U.S. Pat. No. 4,653,036 teaches the use of a PVDF membrane stretched over a hoop ring. A metallic backing is attached to the back of the ring and a void between the film and the backing is filled with an elastomer such as silicone. The device operates in the bender mode. U.S. Pat. No. 4,789,971 shows the use of a voided slab of PVDF material sandwiched between a pair of electrodes. A bilaminar construction is also disclosed. A preamplifier is included in the assembly. The transducer operates in the thickness-compressive mode.
A hydrophone array shown in U.S. Pat. No. 4,805,157 consists of multiple layers of PVDF material symmetrically disposed around a stiffener for prevention of flexural stresses. The axis of maximum sensitivity is in the direction transverse to the plane of the layers. This sensor is sensitive to compressive stress.
U.S. Pat. No. 5,361,240, issued to the inventor of this application, discloses a pressure-compensated PVDF hydrophone that contains a hollow mandrel having a concavity at an outer surface. A flexible and resilient piezoelectric film, preferably made from a PVDF material, is wrapped several times around the mandrel over the concavity to act as the active element of the hydrophone. The volume between the surface of the inner layer of the film and the concavity provides a pressure compression chamber. This hydrophone has been found to be responsive to varying hydrodynamic pressure fields but is substantially insensitive to acceleration forces, localized impacts and variations in hydrostatic pressures.

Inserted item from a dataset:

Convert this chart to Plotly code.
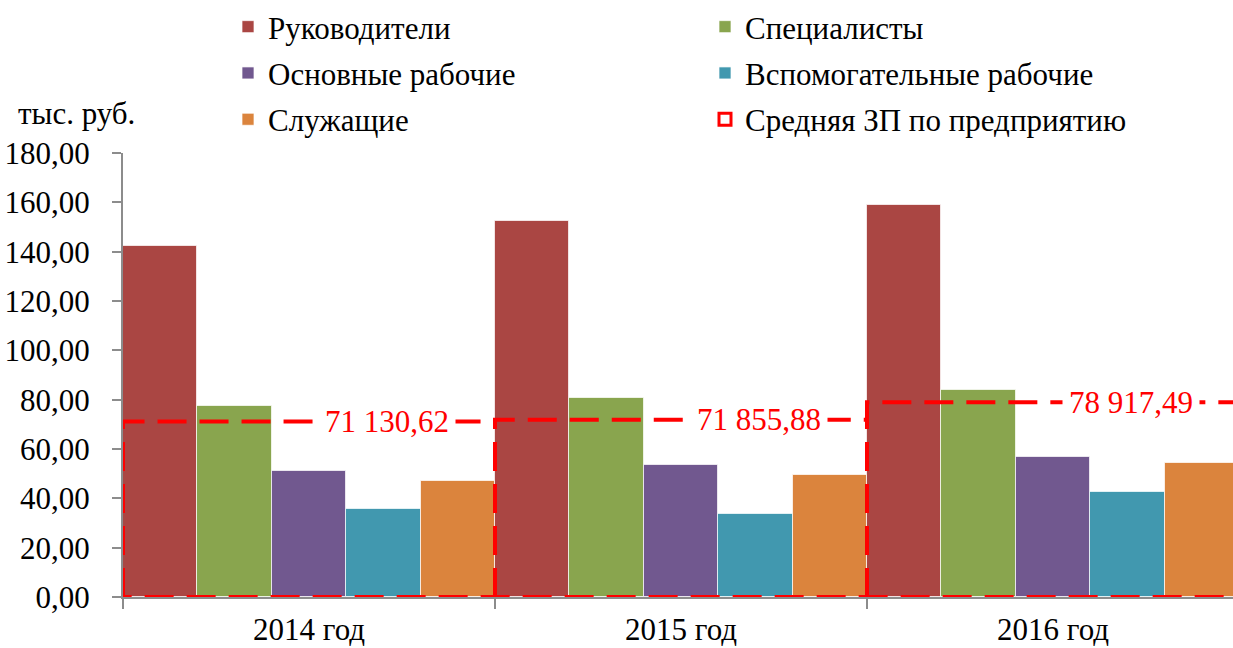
import plotly.graph_objects as go

# ---------------- data ----------------
categories = ["2014 год", "2015 год", "2016 год"]
series_names = ["Руководители", "Специалисты", "Основные рабочие",
                "Вспомогательные рабочие", "Служащие"]
rukovoditeli = [142.3, 152.5, 159.0]
specialisty = [77.5, 80.8, 83.9]
osnovnye_rabochie = [51.1, 53.4, 56.9]
vspomog_rabochie = [35.5, 33.5, 42.6]
sluzhashchie = [47.0, 49.3, 54.3]
avg_name = "Средняя ЗП по предприятию"
avg_salary = [71130.62, 71855.88, 78917.49]   # руб.
y_tick_values = [0, 20, 40, 60, 80, 100, 120, 140, 160, 180]
y_unit = "тыс. руб."

series_values = [rukovoditeli, specialisty, osnovnye_rabochie,
                 vspomog_rabochie, sluzhashchie]
colors = ["#AA4643", "#89A54E", "#71588F", "#4198AF", "#DB843D"]

FONT = "Liberation Serif, serif"
FS = 31

W, H = 1233, 648
ML, MR, MT, MB = 123, 0, 153, 51
plot_w = W - ML - MR
plot_h = H - MT - MB
cat_px = 372.0
x_max = -0.5 + plot_w / cat_px

fig = go.Figure()

legend_of = {0: "legend", 2: "legend", 4: "legend", 1: "legend2", 3: "legend2"}

for i, (name, vals, col) in enumerate(zip(series_names, series_values, colors)):
    fig.add_trace(go.Bar(
        x=categories, y=vals, name=name,
        marker=dict(color=col, line=dict(color="rgba(255,255,255,0.7)", width=1)),
        legend=legend_of[i], legendgroup=name,
    ))

# average salary: dashed outline of a full-width bar per category (secondary axes)
n = len(avg_salary)
xs, ys = [], []
for i, v in enumerate(avg_salary):
    # left edge + top edge of each category's bar
    xs += [i - 0.5, i - 0.5, i + 0.5, None]
    ys += [0, v, v, None]
# right edge of the last bar and the common baseline
xs += [n - 0.5, n - 0.5, -0.5]
ys += [avg_salary[-1], 0, 0]
fig.add_trace(go.Scatter(
    x=xs, y=ys, xaxis="x2", yaxis="y2", mode="lines",
    line=dict(color="#FF0000", width=4, dash="29px,13px"),
    showlegend=False, hoverinfo="skip", name=avg_name,
))
# legend entry for average (kept on secondary axes so it does not affect grouping)
fig.add_trace(go.Bar(
    x=[0], y=[None], name=avg_name, xaxis="x2", yaxis="y2",
    marker=dict(color="white", line=dict(color="#FF0000", width=3)),
    legend="legend2", legendgroup=avg_name,
))


def fmt(v):
    s = f"{v:,.2f}"
    return s.replace(",", " ").replace(".", ",")


for i, v in enumerate(avg_salary):
    fig.add_annotation(
        x=i + 0.21, y=v, xref="x2", yref="y2", text=fmt(v),
        showarrow=False, bgcolor="white", borderpad=6,
        font=dict(family=FONT, size=FS, color="#FF0000"),
        xanchor="center", yanchor="middle",
    )

fig.add_annotation(
    x=(16 - ML) / plot_w, y=(H - MB - 113) / plot_h,
    xref="paper", yref="paper", text=y_unit, showarrow=False,
    xanchor="left", yanchor="middle",
    font=dict(family=FONT, size=FS, color="black"),
)

fig.update_layout(
    template="none",
    width=W, height=H,
    margin=dict(l=ML, r=MR, t=MT, b=MB, autoexpand=False),
    paper_bgcolor="white", plot_bgcolor="white",
    barmode="group", bargap=0, bargroupgap=0,
    separators=", ",
    font=dict(family=FONT, size=FS, color="black"),
    showlegend=True,
    xaxis=dict(
        type="category", range=[-0.5, x_max], showgrid=False, automargin=False,
        showline=True, linecolor="#8C8C8C", linewidth=2,
        ticks="outside", tickson="boundaries", ticklen=10,
        tickcolor="#8C8C8C", tickwidth=2, ticklabelstandoff=4,
        tickfont=dict(family=FONT, size=FS, color="black"),
        zeroline=False,
    ),
    yaxis=dict(
        range=[0, 180], tickvals=y_tick_values, tickformat=".2f", automargin=False,
        showgrid=False, showline=True, linecolor="#8C8C8C", linewidth=2,
        ticks="outside", ticklen=9, tickcolor="#8C8C8C", tickwidth=2,
        ticklabelstandoff=16, zeroline=False,
        tickfont=dict(family=FONT, size=FS, color="black"),
    ),
    xaxis2=dict(overlaying="x", range=[-0.5, x_max], visible=False,
                showgrid=False, zeroline=False),
    yaxis2=dict(overlaying="y", range=[0, 180000], visible=False,
                showgrid=False, zeroline=False),
    legend=dict(
        x=(228 - ML) / plot_w, y=(H - MB) / plot_h,
        xanchor="left", yanchor="top", orientation="v",
        font=dict(family=FONT, size=FS, color="black"),
        bgcolor="rgba(0,0,0,0)", tracegroupgap=3, traceorder="grouped",
    ),
    legend2=dict(
        x=(705 - ML) / plot_w, y=(H - MB) / plot_h,
        xanchor="left", yanchor="top", orientation="v",
        font=dict(family=FONT, size=FS, color="black"),
        bgcolor="rgba(0,0,0,0)", tracegroupgap=3, traceorder="grouped",
    ),
)

fig.write_html("out.html", config={"displayModeBar": False},
               post_script="document.body.style.margin='0';document.body.style.padding='0';")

To perform seismic surveys in water-covered areas, one or more arrays of hydrophones, each array having a plurality of serially coupled hydrophones, are deployed on the bottom of a water-covered area or are towed behind a vessel. In bottom cable applications, hydrophones are commonly built as an integral part of the cable. Each hydrophone is hermetically sealed with a suitable material, such as polyurethane. Such cable constructions are not conducive to easy repairs in the field. Defective hydrophone sections are removed and a cable section containing a working hydrophone is spliced in the place of the defective hydrophone. Such repairs are usually less reliable than unitary constructions and require excessive repair time, which can significantly increase the cost of the surveying operations, especially when performing three-dimensional seismic surveys as the down time can cost several thousand dollars per hour. Thus, there has been an unfilled need to provide a hydrophone which is easy to assemble into a hydrophone cable and easy to repair in the field.
The present invention addresses the above-noted problems and provides a segmented hydrophone that preferably utilizes a flexible and resilient piezoelectric material and a method of making same. The hydrophone segments may be combined to form a single hydrophone. The hydrophone segments removably attach to the cable which is suitably configured to accommodate the hydrophone segments. Any hydrophone segment can readily be replaced without requiring any splicing of the cable. The hydrophone is responsive to varying hydrodynamic pressure fields, but is substantially inert to acceleration forces, localized impacts and variations in hydrostatic pressure. The hydrophone of the present invention also provides an output response that substantially reduces unwanted strain response and noise due to the coupled stresses of the cable.